Is there a reason we need to share IOASID'd between completely
divergance IOMMU implementations? I don't expect the HW should be able
to physically share page tables??

That decision point alone might be the thing that just says we can't
ever have /dev/vfio/vfio == /dev/ioasid

> Just to confirm. Above flow is for current map/unmap flavor as what
> VFIO/vDPA do today. Later when nested translation is supported,
> there is no need to detach gpa_ioasid_fd. Instead, a new cmd will
> be introduced to nest rid_ioasid_fd on top of gpa_ioasid_fd:

Sure.. The tricky bit will be to define both of the common nested
operating modes.

nested_ioasid = ioctl(ioasid_fd, CREATE_NESTED_IOASID, gpa_ioasid_id);
ioctl(ioasid_fd, SET_NESTED_IOASID_PAGE_TABLES, nested_ioasid, ..)

// IOMMU will match on the device RID, no PASID:
ioctl(vfio_device, ATTACH_IOASID, nested_ioasid);

// IOMMU will match on the device RID and PASID:
ioctl(vfio_device, ATTACH_IOASID_PASID, pasid, nested_ioasid);

Notice that ATTACH (or bind, whatever) is always done on the
vfio_device FD. ATTACH tells the IOMMU HW to link the PCI BDF&PASID to
a specific page table defined by an IOASID.
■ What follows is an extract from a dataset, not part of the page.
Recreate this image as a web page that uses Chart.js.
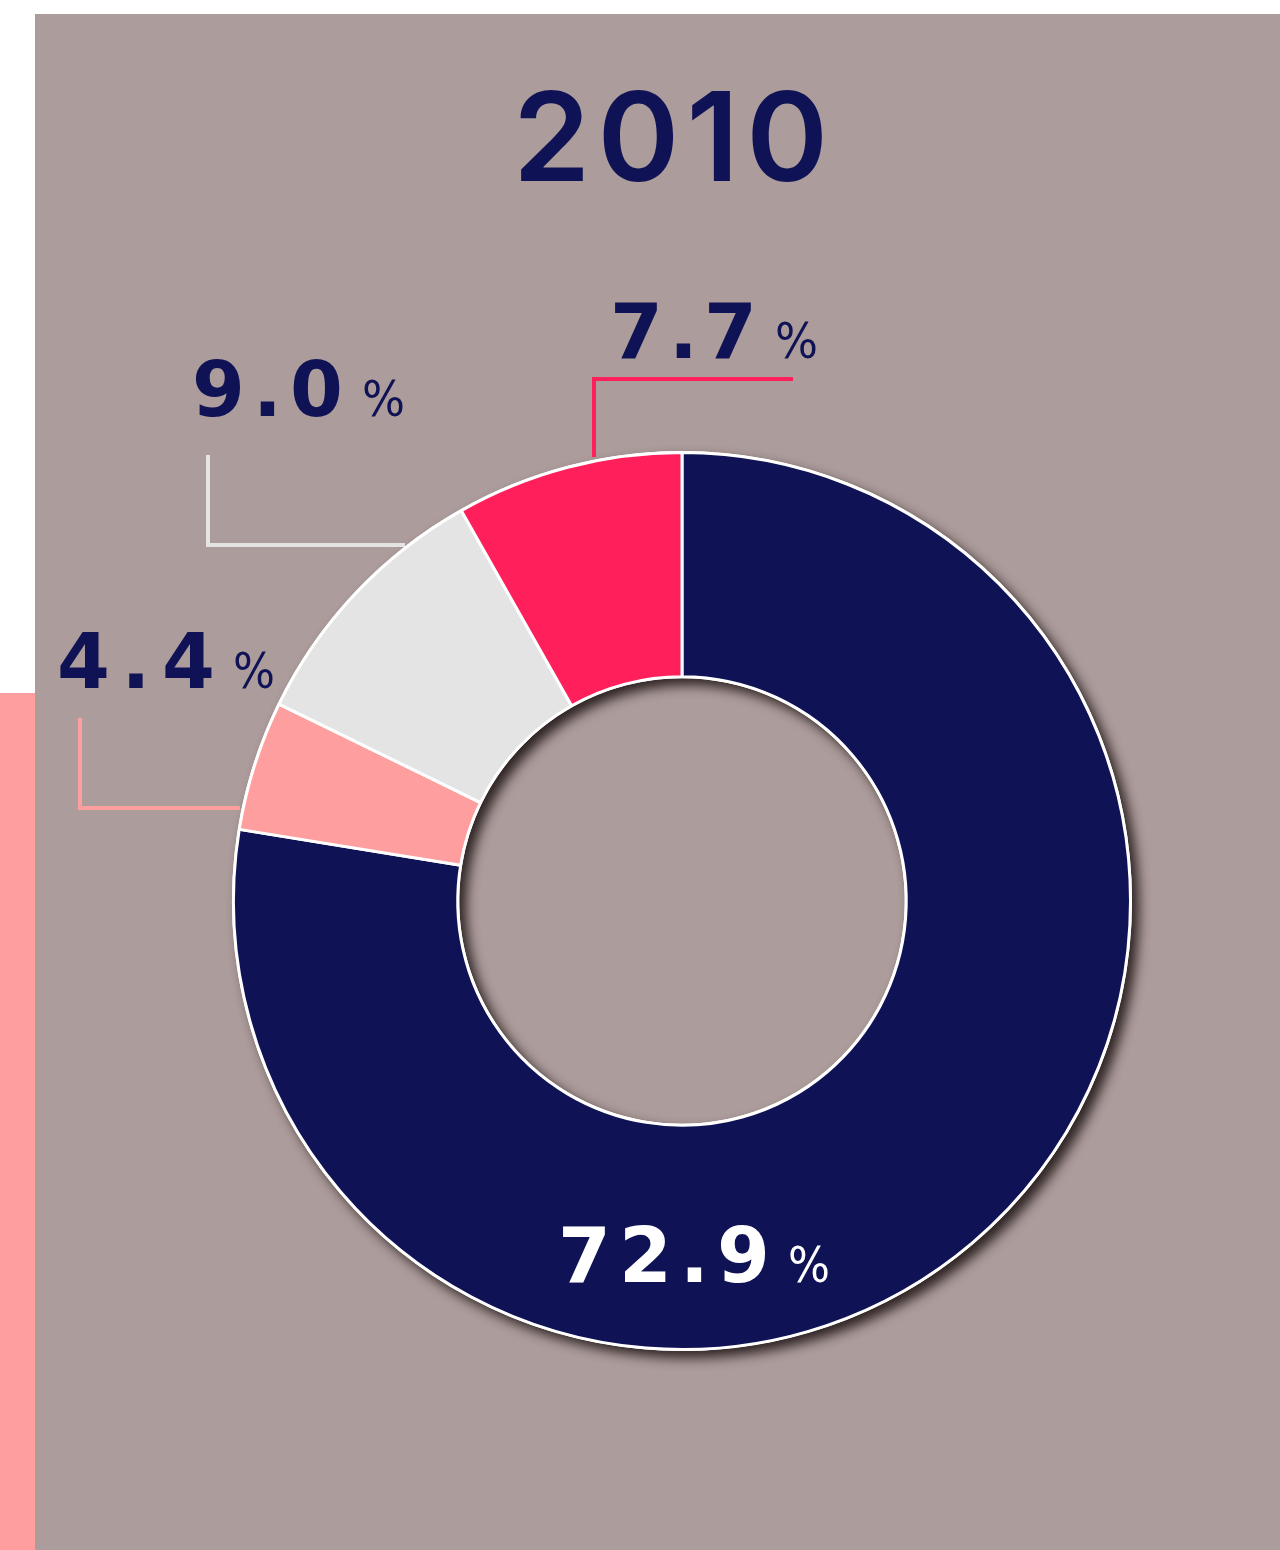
<!DOCTYPE html>
<html>
<head>
<meta charset="utf-8">
<script src="https://cdn.jsdelivr.net/npm/chart.js@4.4.1/dist/chart.umd.min.js"></script>
<style>
  html, body { margin: 0; padding: 0; background: #ffffff; }
  #wrap { width: 1280px; height: 1550px; position: relative; }
  canvas { display: block; }
</style>
</head>
<body>
<div id="wrap"><canvas id="c" width="1280" height="1550"></canvas></div>
<script>
// ---- data ----
const title = "2010";
const categories = ["Category A", "Category B", "Category C", "Category D"];
const values = [72.9, 4.4, 9.0, 7.7];
const colors = ["#0f1254", "#ff9e9e", "#e4e4e4", "#ff1f5b"];

const NAVY = "#0f1254";
const FONT = '"DejaVu Sans", sans-serif';
const TITLE_FONT = 'Inter, "DejaVu Sans", sans-serif';

function drawSpaced(ctx, text, x0, x1, baseline, font, color) {
  ctx.font = font;
  ctx.fillStyle = color;
  ctx.textBaseline = "alphabetic";
  ctx.textAlign = "left";
  const chars = Array.from(text);
  const widths = chars.map(c => ctx.measureText(c).width);
  const total = widths.reduce((a, b) => a + b, 0);
  const gap = chars.length > 1 ? ((x1 - x0) - total) / (chars.length - 1) : 0;
  let x = x0;
  chars.forEach((c, i) => { ctx.fillText(c, x, baseline); x += widths[i] + gap; });
}

const bgPlugin = {
  id: "bg",
  beforeDraw(chart) {
    const ctx = chart.ctx;
    ctx.save();
    ctx.fillStyle = "#ffffff";
    ctx.fillRect(0, 0, 1280, 1550);
    ctx.fillStyle = "#ac9c9b";
    ctx.fillRect(35, 14, 1245, 1536);
    ctx.fillStyle = "#ff9e9e";
    ctx.fillRect(0, 693, 35, 857);
    ctx.restore();
  }
};

const shadowPlugin = {
  id: "ringShadow",
  beforeDatasetsDraw(chart) {
    const arc = chart.getDatasetMeta(0).data[0];
    if (!arc) return;
    const { x, y, innerRadius, outerRadius } = arc.getProps(["x", "y", "innerRadius", "outerRadius"], true);
    const ctx = chart.ctx;
    ctx.save();
    ctx.shadowColor = "rgba(40,30,30,0.95)";
    ctx.shadowBlur = 12;
    ctx.shadowOffsetX = 7;
    ctx.shadowOffsetY = 7;
    ctx.beginPath();
    ctx.arc(x, y, outerRadius + 1.5, 0, Math.PI * 2);
    ctx.arc(x, y, innerRadius - 1.5, 0, Math.PI * 2, true);
    ctx.closePath();
    ctx.fillStyle = "#ffffff";
    ctx.fill("evenodd");
    ctx.restore();
  }
};

// label layout (positions only)
const labelLayout = [
  { dx0: 558, dx1: 770, base: 1282, px0: 788, px1: 830, color: "#ffffff", line: null },
  { dx0: 57, dx1: 215, base: 688, px0: 233, px1: 275, color: NAVY, line: [[80, 718], [80, 808], [240, 808]] },
  { dx0: 192, dx1: 343, base: 416, px0: 362, px1: 405, color: NAVY, line: [[208, 455], [208, 545], [405, 545]] },
  { dx0: 610, dx1: 757, base: 358, px0: 775, px1: 818, color: NAVY, line: [[594, 457], [594, 379], [793, 379]] }
];

const labelPlugin = {
  id: "labels",
  beforeDatasetsDraw(chart) {
    const ctx = chart.ctx;
    ctx.save();
    labelLayout.forEach((L, i) => {
      if (!L.line) return;
      ctx.strokeStyle = colors[i];
      ctx.lineWidth = 4;
      ctx.lineCap = "butt";
      ctx.lineJoin = "miter";
      ctx.beginPath();
      L.line.forEach((p, k) => k ? ctx.lineTo(p[0], p[1]) : ctx.moveTo(p[0], p[1]));
      ctx.stroke();
    });
    ctx.restore();
  },
  afterDraw(chart) {
    const ctx = chart.ctx;
    ctx.save();
    drawSpaced(ctx, title, 513, 828, 181, "600 124px " + TITLE_FONT, NAVY);
    values.forEach((v, i) => {
      const L = labelLayout[i];
      drawSpaced(ctx, v.toFixed(1), L.dx0, L.dx1, L.base, "bold 76px " + FONT, L.color);
      ctx.font = "normal 50px " + FONT;
      ctx.fillStyle = L.color;
      ctx.textAlign = "left";
      const w = ctx.measureText("%").width;
      ctx.save();
      ctx.translate(L.px0, L.base);
      ctx.scale((L.px1 - L.px0) / w, 1);
      ctx.fillText("%", 0, 0);
      ctx.restore();
    });
    ctx.restore();
  }
};

new Chart(document.getElementById("c"), {
  type: "doughnut",
  data: {
    labels: categories,
    datasets: [{
      data: values,
      backgroundColor: colors,
      borderColor: "#ffffff",
      borderWidth: 3,
      hoverOffset: 0
    }]
  },
  options: {
    responsive: false,
    devicePixelRatio: 1,
    animation: false,
    cutout: "50%",
    layout: { padding: { left: 232, top: 451, right: 148, bottom: 199 } },
    plugins: { legend: { display: false }, tooltip: { enabled: false }, title: { display: false } }
  },
  plugins: [bgPlugin, shadowPlugin, labelPlugin]
});
</script>
</body>
</html>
I expect we have many flavours of IOASID tables, eg we have normal,
and 'nested with table controlled by hypervisor'. ARM has 'nested with
table controlled by guest' right? So like this?

nested_ioasid = ioctl(ioasid_fd, CREATE_DELGATED_IOASID,
gpa_ioasid_id, <some kind of viommu_id>)
// PASID now goes to <viommu_id>
ioctl(vfio_device, ATTACH_IOASID_PASID, pasid, nested_ioasid);

Where <viommu_id> is some internal to the guest handle of the viommu
page table scoped within gpa_ioasid_id? Like maybe it is GPA of the
base of the page table?

The guest can't select its own PASIDs without telling the hypervisor,
right?

> I also feel hiding group from uAPI is a good thing and is interested in
> the rationale behind for explicitly managing group in vfio (which is
> essentially the same boundary as provided by iommu group), e.g. for
> better user experience when group security is broken?

Indeed, I can see how things might have just evolved into this, but if
it has a purpose it seems pretty hidden.
we need it or not seems pretty hidden.

Jason